To sustain us. Meditating on God’s Word and gospel truths roots our faith, makes us fruitful, feeds us, waters us, grows us, and keeps us firm through trials (Psalm 1; John 6:22–59; Jude 20–21).
To keep us from sin. The gospel sanctifies us because through it we grow in love for our Father, and we desire to please him with our life. The gospel is a greater treasure than temporary gratification, a greater pleasure than sin to enjoy. Knowing that there is no good thing we can do that would make God love us more in Christ actually frees us to love and obey him rather than to take advantage of His grace (see all of Romans 6).
To motivate us to do good works.

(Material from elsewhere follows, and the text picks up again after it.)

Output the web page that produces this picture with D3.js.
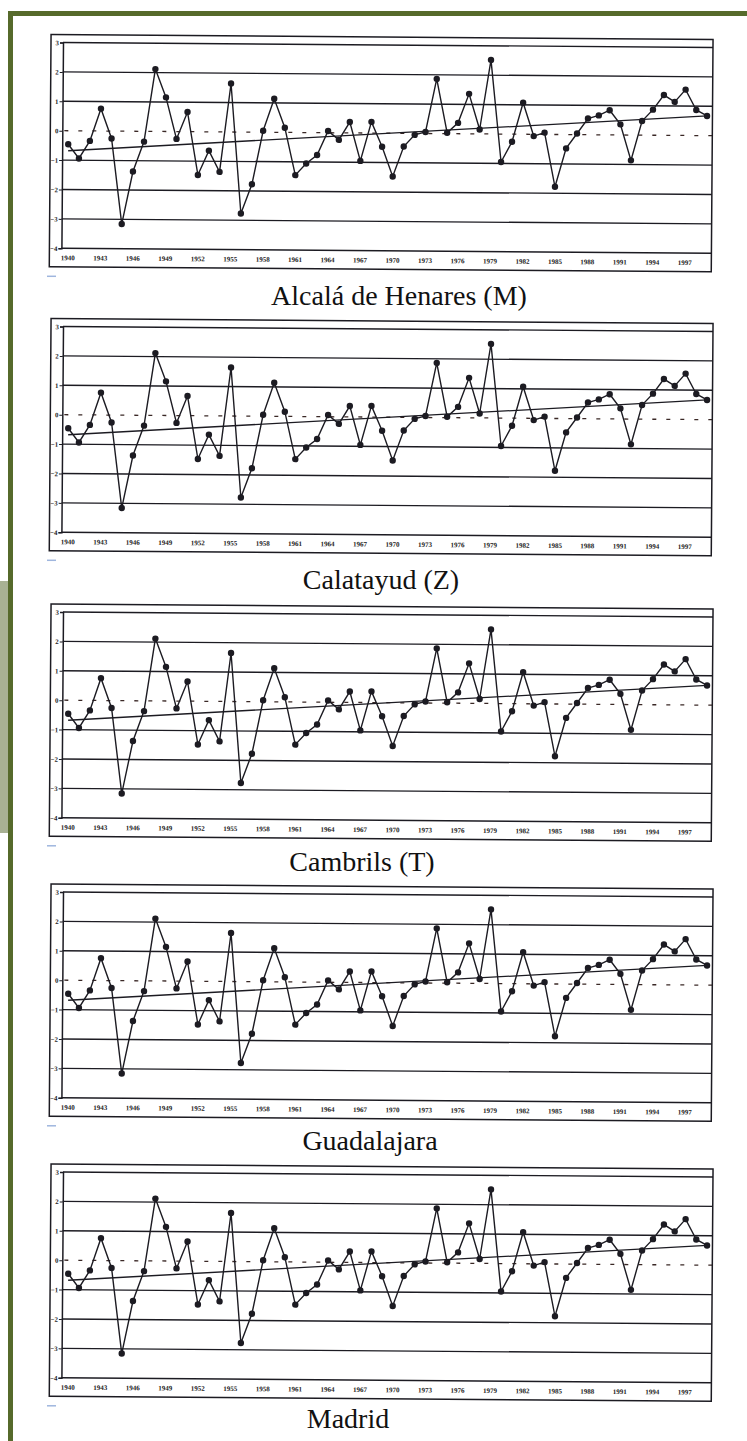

The resurrection of Jesus Christ frees us to spend our lives no longer for ourselves but for those around us (Tit. 2:11–14; Eph. 2:1–10).
To protect us from despair. No sin we commit makes God love us less. The gospel frees us from despair. Nothing can separate us from the love of Christ, which was shown to us through the gospel of the Cross (Rom. 8:31–39).
To encourage others around us. When we’re reminded of the gospel, we are more prone to share a word of encouragement with others throughout the day. This encouragement in turn builds them up in the gospel and ministers truth to their hearts (2 Tim. 2:1–7). A terrific resource in this regard is the book Counsel From the Cross: Connecting Broken People to the Love of Christ by Elyse M. Fitzpatrick and Dennis E. Johnson.
To beat down our pride. A sober reflection on our sin and what God has done for us in the gospel destroys our pride and cultivates a spirit of humility before the Lord and others (John 3:16, 5:24; Tit. 3:1–7).